|Folk don't mess about in Law & Order: UK. Its cast of cops and lawyers mostly conducted their talking while walking. Probe & Prosecute: OK! Urgent captions kept reminding us exactly where everyone was on London's streets as they furthered their criminal investigations, plus the precise date and hour.|
After six minutes and 10 seconds of elapsed telly-time, the show's initial case had reached the 72-hour mark in a run-down block of flats near King's Cross. Clockwork drama action. Not a moment wasted. No room for a real sense of humanity. Must be a New York City thing. The show's birthplace. The Big Apple: city that never sleeps. Busy-busy-busy. Pacy. Urgent. And so Law & Order: Special Victims Unit begat Law & Order: Criminal Intent, which led to Law & Order: Trial by Jury.
Now we have the franchise's new English outpost. It's a police procedural - and it's a legal drama, too. 'Tecs probe; lawyers finagle. Double bang per buck, buddy! There's a French version, too - but trust those gosh-darned French to buck the system and call their show Paris Enquetes Criminelles, rather than Loi & Ordre: Fr.
Coincidentally, French was spoken in Law & Order: UK, uttered by erstwhile Cockney stand-up Bradley Walsh, playing an old-school East End copper, DS Ronnie Brooks. Bradley's grasp of the Gallic tongue rivalled Dick Van Dyke's mastery of cockney in Mary Poppins. But, as mangled as it was, it served a dramatic purpose: to highlight the fact that Ronnie Brooks might look and sound like one of the cast of The Bill, but in fact he's different.
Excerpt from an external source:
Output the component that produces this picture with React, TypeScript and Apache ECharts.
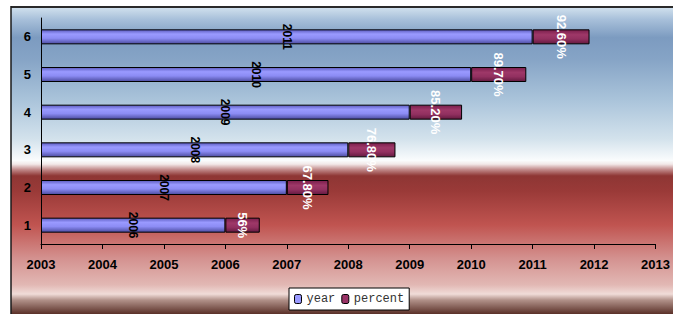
import React, { useEffect, useRef } from "react";
import * as echarts from "echarts";

const categories = ["1", "2", "3", "4", "5", "6"];
const years = [2006, 2007, 2008, 2009, 2010, 2011];
const percents = [0.56, 0.678, 0.768, 0.852, 0.897, 0.926];
const percentLabels = ["56%", "67.80%", "76.80%", "85.20%", "89.70%", "92.60%"];
const axisStartYear = 2003;
const axisEndYear = 2013;

export default function App() {
  const ref = useRef<HTMLDivElement>(null);
  useEffect(() => {
    document.body.style.margin = "0";
    if (!ref.current) return;
    const chart = echarts.init(ref.current, undefined, { renderer: "svg" });
    const W = 673;
    const H = 314;
    const bg = new echarts.graphic.LinearGradient(0, 0, 0, 1, [
      { offset: 0.0, color: "#d2e2ee" },
      { offset: 0.04, color: "#a8c0da" },
      { offset: 0.1, color: "#7c9bc0" },
      { offset: 0.17, color: "#86a4c6" },
      { offset: 0.3, color: "#a9c3da" },
      { offset: 0.43, color: "#d3e2ec" },
      { offset: 0.5, color: "#fafcfd" },
      { offset: 0.512, color: "#f2e8e8" },
      { offset: 0.53, color: "#c08888" },
      { offset: 0.55, color: "#8e3634" },
      { offset: 0.6, color: "#9a3a38" },
      { offset: 0.71, color: "#c05450" },
      { offset: 0.82, color: "#d49290" },
      { offset: 0.905, color: "#e2b8b4" },
      { offset: 0.935, color: "#f0dcd8" },
      { offset: 0.955, color: "#b09088" },
      { offset: 1.0, color: "#5a3028" },
    ]);
    const yearOffsets = years.map((y) => y - axisStartYear);
    chart.setOption({
      animation: false,
      textStyle: { fontFamily: "Liberation Sans, Arial, sans-serif" },
      graphic: [
        {
          type: "rect",
          z: -10,
          silent: true,
          shape: { x: 11, y: 7, width: W - 11, height: H - 7 },
          style: { fill: bg },
        },
        {
          type: "line",
          z: -9,
          shape: { x1: 11, y1: 7, x2: W, y2: 7 },
          style: { stroke: "#2a2a2a", lineWidth: 2 },
        },
        {
          type: "line",
          z: -9,
          shape: { x1: 11, y1: 6, x2: 11, y2: H },
          style: { stroke: "#1a1a1a", lineWidth: 1.5 },
        },
      ],
      grid: { left: 41, right: 13, top: 18, bottom: 70 },
      legend: {
        left: 289,
        top: 288,
        data: [
          { name: "year", itemStyle: { color: "#9999ff", borderColor: "#000", borderWidth: 1 } },
          { name: "percent", itemStyle: { color: "#993366", borderColor: "#000", borderWidth: 1 } },
        ],
        itemWidth: 7,
        itemHeight: 9,
        itemGap: 6,
        padding: [5, 5, 5, 5],
        backgroundColor: "#ffffff",
        borderColor: "#000000",
        borderWidth: 1,
        textStyle: { fontFamily: "Liberation Mono, monospace", fontSize: 12, color: "#333" },
      },
      xAxis: {
        type: "value",
        min: 0,
        max: axisEndYear - axisStartYear,
        interval: 1,
        splitLine: { show: false },
        axisLine: { show: true, lineStyle: { color: "#000", width: 1 } },
        axisTick: { show: true, length: 5, lineStyle: { color: "#000" } },
        axisLabel: {
          formatter: (v: number) => String(v + axisStartYear),
          color: "#000",
          fontWeight: "bold",
          fontSize: 13,
          margin: 14,
        },
      },
      yAxis: {
        type: "category",
        data: categories,
        axisLine: { show: true, lineStyle: { color: "#000", width: 1 } },
        axisTick: { show: false },
        axisLabel: { color: "#000", fontWeight: "bold", fontSize: 13, margin: 10 },
      },
      series: [
        {
          name: "year",
          type: "bar",
          stack: "a",
          barWidth: 15,
          data: yearOffsets,
          itemStyle: {
            color: new echarts.graphic.LinearGradient(0, 0, 0, 1, [
              { offset: 0, color: "#5c5cc0" },
              { offset: 0.3, color: "#9a9aff" },
              { offset: 0.6, color: "#8c8cf4" },
              { offset: 1, color: "#4c4ca0" },
            ]),
            borderColor: "#000",
            borderWidth: 1,
          },
          label: {
            show: true,
            position: "inside",
            rotate: -90,
            formatter: (p: any) => String(years[p.dataIndex]),
            color: "#000",
            fontWeight: "bold",
            fontSize: 12,
          },
        },
        {
          name: "percent",
          type: "bar",
          stack: "a",
          barWidth: 15,
          data: percents,
          itemStyle: {
            color: new echarts.graphic.LinearGradient(0, 0, 0, 1, [
              { offset: 0, color: "#7a1e4c" },
              { offset: 0.35, color: "#9e3868" },
              { offset: 0.65, color: "#923060" },
              { offset: 1, color: "#641a40" },
            ]),
            borderColor: "#000",
            borderWidth: 1,
          },
          label: {
            show: true,
            position: "inside",
            rotate: -90,
            formatter: (p: any) => percentLabels[p.dataIndex],
            color: "#fff",
            fontWeight: "bold",
            fontSize: 13,
          },
        },
      ],
    });
    return () => chart.dispose();
  }, []);
  return <div ref={ref} style={{ width: 673, height: 314 }} />;
}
For one thing, he can speak unconvincing French. And he moves around faster. In shorter scenes. Which are filmed to look more glossy than anything you'll ever see in Sun Hill.
Once Brooks's inquiries had been wrapped up in double-pronto time, the case was placed before the legal eagles of the Crown Prosecution Service. These legal eagles strode about arguing with each other, agonising about whether they had enough to convince a jury of the two perps' guilt. Mike Turner and Maureen Walters - j'accuse! Or maybe that should be "Mike Turner and Maureen Walters - Emlyn Hughes!" Strangely, you see, the lawyers overlooked the fact that each of the accused spoke in a Liverpudlian accent - usually sufficient to confirm any televisual suspect's guilt.
Wur ain Bill Paterson wore red braces in his role as CPS head stickler George Castle, forever worrying about some nitpicking point of law or other. Bill was plainly invoking the auld Scots shade of Gordon Jackson's Cowley in The Professionals. Not a necessary sight. And a criminal waste of Bill Paterson.
More super-capable Scottish thespian talent was squandered, too: Patrick Malahide's. He fought in vain to give more than one dimension to his pin-striped defence lawyer smoothie, Ridley. In court, Ridley's smoothness gave way to snarling as he went after prosecution witnesses without conscience or compassion. "This is why the rest of Ridley's chambers call him Limbo," observed a rueful CPS opponent. "There's nothing he won't stoop to." Ditto, this show's cliche-bound authors.
Happily, of course, Ridley - and the two Liverpudlians - were finally undone by a noble crusading maverick CPS lawyer who was prepared to bend the rules to serve justice. Law & Order: UK? Limp & Old. Yuck.